C++ is a language that aims to provide uniformity of syntax by allowing user-defined types to appear as built-in types. So why not make atomic types that look like built-in types, except that they operate atomically, in all respects? There's no reason why not, and it's actually very simple to do:[5]

[5] The volatile qualifiers facilitate the use of volatile as a qualifier on the declaration of any such variables, which is a reasonably common practice in multithreaded code, since it prevents the compiler from manipulating variables in its internal registers, thus failing to synchronize the value with the actual memory location of the variables.

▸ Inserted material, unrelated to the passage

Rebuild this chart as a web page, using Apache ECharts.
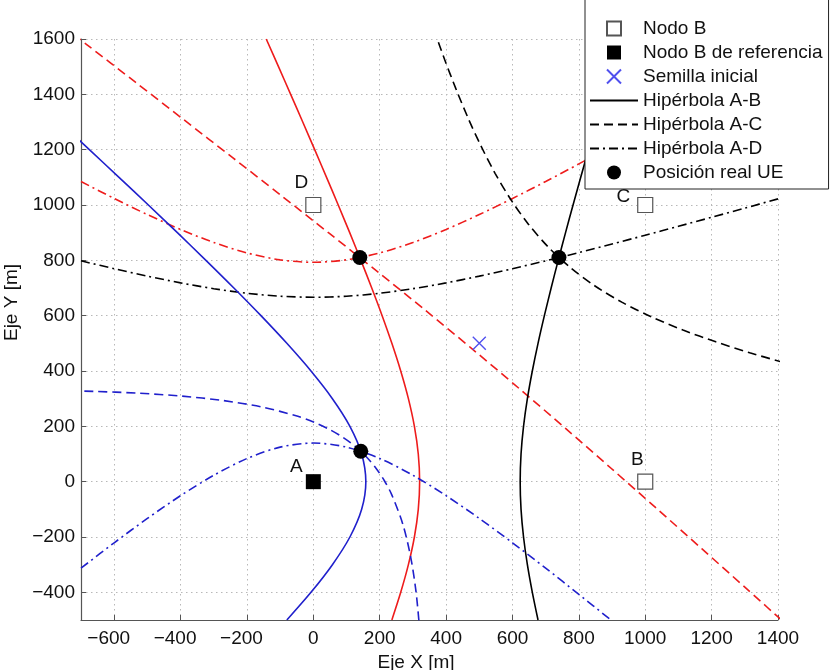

We'll look at it in more detail in section 18.5.

Listing 10.1.


class atomic_integer


{


public:


  atomic_integer(int value)


    : m_value(value)


  {}


// Operations


public:


  class_type volatile &operator ++() volatile


  {


    atomic_increment(&m_value);


    return *this;


  }


  const class_type volatile operator ++(int) volatile


  {


    return class_type(atomic_postincrement(&m_value));


  }


  class_type volatile &operator —() volatile;


  const class_type volatile operator —(int) volatile;





  class_type volatile &operator +=(value_type const &value) volatile


  {


    atomic_postadd(&m_value, value);


    return *this;


  }


  class_type volatile &operator -=(value_type const &value) volatile;





private:


  volatile int m_value;


};



This is a clear area in which C++ makes threading easier and simpler. However, there is a question as to how much of the natural semantics of integer types are made available. The code above shows how easy it is, given a library of atomic integer functions, to implement increment/decrement, and addition and subtraction. However, doing multiplication, division, logical operations, shifting, and other operations are considerably more complex, and most atomic integer libraries do not provide such operations. If you want them in your code, that'll have to be the author's get-out-of-jail-free card: an exercise for the reader.

The Boost atomic operations components take just this approach, providing platform-specific versions of a type, atomic_count, which provides only ++ and – operations (atomic_increment/atomic_decrement), along with implicit conversion (atomic_read), so if you choose to opt out of anything much more complicated, you'll be in good company.